Fly to the capital, Cagliari, landing at the Aeroporto-Cagliari-Elmas which is just 4 short miles from the city’s center. Hiring a car or using public transportation are the ideal ways to navigate the city.


Puglia is a great, kid-friendly area with incredible weather, intriguing history, and terrific food. The region offers activities, for all ages, on both land and water. There are more than a few charming villages and towns – all with their own gems and treasures – as well as more than 800 km of coastline (the longest in the entire country). Puglia itself is conveniently located however, there is so much to see and do within the region, that the family will be kept sufficiently entertained for the entirety of the trip. Everything you could want on an Italian vacation – all in one place. 

What to Do

If you don’t mind traveling a little bit away, the Grotte di Castellana, a 2-mile long cave system, is something kids of all ages would enjoy or visit the Castel del Monte, a castle that was built in the 1240s and is shaped like an octagon.

How to Get There

Flying into Bari or Brindisi, or flying to Rome and taking a four-hour high-speed rail to Bari; and then hiring a private driver or renting a vehicle to travel the rest of the 30+ miles to Puglia.
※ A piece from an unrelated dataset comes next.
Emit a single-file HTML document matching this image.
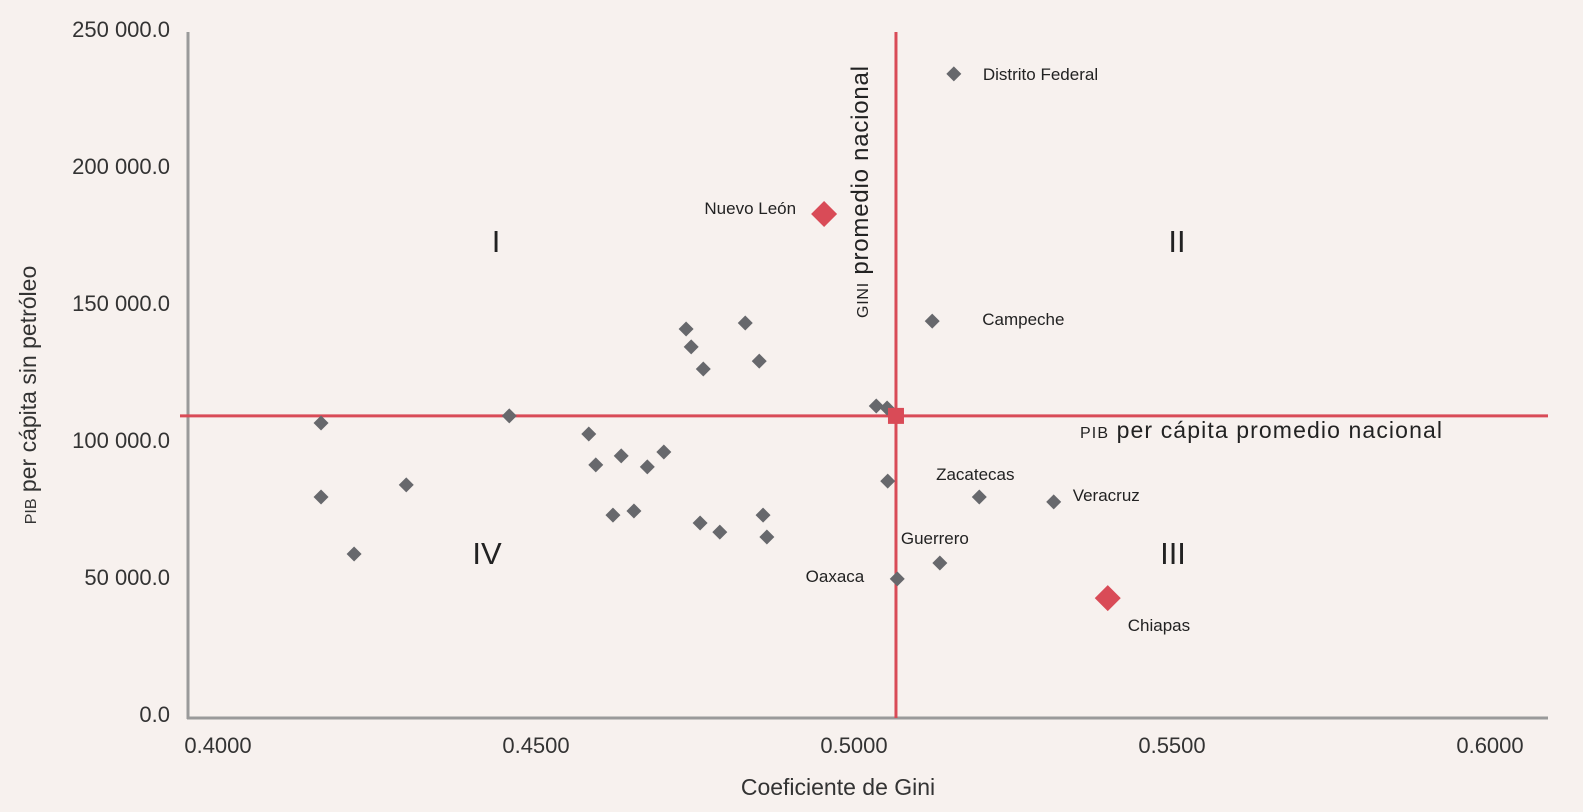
<!DOCTYPE html>
<html><head><meta charset="utf-8"><style>
html,body{margin:0;padding:0;background:#f7f1ee;}
svg{display:block;font-family:"Liberation Sans",sans-serif;}
</style></head><body>
<svg id="c" width="1583" height="812"></svg>
<script>
const names=["Distrito Federal","Nuevo León","Campeche","","","","","","","","","","","","","","","","","","","","","","","","","Zacatecas","Veracruz","Guerrero","Oaxaca","Chiapas"];
const gini=[0.5157,0.4953,0.5123,0.4736,0.4744,0.4763,0.4829,0.4851,0.5035,0.5052,0.4162,0.4458,0.4583,0.4594,0.4634,0.4675,0.4701,0.4162,0.4296,0.4214,0.4621,0.4654,0.4758,0.4789,0.4857,0.4863,0.5053,0.5197,0.5314,0.5135,0.5068,0.5399];
const pib=[233600,182500,143400,140500,134000,125900,142700,128800,112400,111700,106200,108800,102200,90900,94200,90200,95600,79200,83600,58400,72600,74100,69700,66400,72600,64600,85000,79200,77400,55100,49300,42300];
const highlight=[false,true,false,false,false,false,false,false,false,false,false,false,false,false,false,false,false,false,false,false,false,false,false,false,false,false,false,false,false,false,false,true];
const labelDx=[29,-28,50,0,0,0,0,0,0,0,0,0,0,0,0,0,0,0,0,0,0,0,0,0,0,0,0,-4,19,-5,-33,20];
const labelDy=[6,0,4,0,0,0,0,0,0,0,0,0,0,0,0,0,0,0,0,0,0,0,0,0,0,0,0,-17,-1,-19,3,33];
const labelAnchor=["start","end","start","","","","","","","","","","","","","","","","","","","","","","","","","middle","start","middle","end","start"];
const xTicks=[0.40,0.45,0.50,0.55,0.60];
const xTickLabels=["0.4000","0.4500","0.5000","0.5500","0.6000"];
const yTicks=[0,50000,100000,150000,200000,250000];
const yTickLabels=["0.0","50 000.0","100 000.0","150 000.0","200 000.0","250 000.0"];
const avgGini=0.5066, avgPib=108800;

const X=v=>218+(v-0.4)*6360;
const Y=v=>714-v*137/50000;
const svg=document.getElementById('c');
const NS="http://www.w3.org/2000/svg";
function mk(t,a,p){const e=document.createElementNS(NS,t);for(const k in a)e.setAttribute(k,a[k]);(p||svg).appendChild(e);return e;}

let e;
e=mk('line',{x1:188,y1:32,x2:188,y2:719,stroke:'#9a9a9a','stroke-width':3});


e=mk('line',{x1:187,y1:718,x2:1548,y2:718,stroke:'#9a9a9a','stroke-width':3});



xTicks.forEach((t,i)=>{
  const tx=mk('text',{x:X(t),y:753,'text-anchor':'middle','font-size':22,fill:'#333'});
  tx.textContent=xTickLabels[i];
  
  
});
yTicks.forEach((t,i)=>{
  const tx=mk('text',{x:170,y:Y(t)+8,'text-anchor':'end','font-size':22,fill:'#333'});
  tx.textContent=yTickLabels[i];
  
  
});

e=mk('line',{x1:X(avgGini),y1:32,x2:X(avgGini),y2:718,stroke:'#d94b57','stroke-width':3});


e=mk('line',{x1:180,y1:Y(avgPib),x2:1548,y2:Y(avgPib),stroke:'#d94b57','stroke-width':3});



gini.forEach((g,i)=>{
  const cx=X(g),cy=Y(pib[i]);const s=highlight[i]?13:7.5;
  const p=mk('polygon',{points:`${cx},${cy-s} ${cx+s},${cy} ${cx},${cy+s} ${cx-s},${cy}`,fill:highlight[i]?'#d94b57':'#67686c'});
  
  
  if(names[i]){
    const t=mk('text',{x:cx+labelDx[i],y:cy+labelDy[i],'text-anchor':labelAnchor[i],'font-size':17,fill:'#222'});
    t.textContent=names[i];
    
    
  }
});
e=mk('rect',{x:X(avgGini)-8,y:Y(avgPib)-8,width:16,height:16,fill:'#d94b57'});



[["I",496,252],["II",1177,252],["III",1173,564],["IV",487,564]].forEach(q=>{
  const t=mk('text',{x:q[1],y:q[2],'text-anchor':'middle','font-size':31,fill:'#222'});
  t.textContent=q[0];
  
  
});
</script>
<svg style="position:absolute;left:0;top:0" width="1583" height="812">
<text transform="translate(868,318) rotate(-90)" font-family="Liberation Sans,sans-serif" font-size="24" textLength="252" fill="#222"><tspan font-size="16">GINI</tspan> promedio nacional</text>
<text x="1080" y="438" font-family="Liberation Sans,sans-serif" font-size="23" textLength="362" fill="#222"><tspan font-size="16">PIB</tspan> per cápita promedio nacional</text>
<text x="838" y="795" text-anchor="middle" font-family="Liberation Sans,sans-serif" font-size="23" fill="#333">Coeficiente de Gini</text>
<text transform="translate(36,395) rotate(-90)" text-anchor="middle" font-family="Liberation Sans,sans-serif" font-size="23" fill="#333"><tspan font-size="16">PIB</tspan> per cápita sin petróleo</text>
</svg>
</body></html>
Wherever you end up bringing your kids to in this wonderful land, I guarantee that you will make memories that you’ll look back on fondly, for many years to come. Not only are you giving your precious offspring the experience of a lifetime, but you are also opening them up to cultures and heritage, helping them appreciate other ways of life, different from their own. Is that not what life is truly all about? Family, togetherness, and living each and every moment to its ultimate potential? That is what Italy, and it’s amazing people, are all about – being your family’s ‘home away from home’. ‘Chi si volta, e chi si gira, sempre a casa va finire’ No matter where you go or turn, you’ll always end up at home. Safe and happy travels to you and yours, ciao!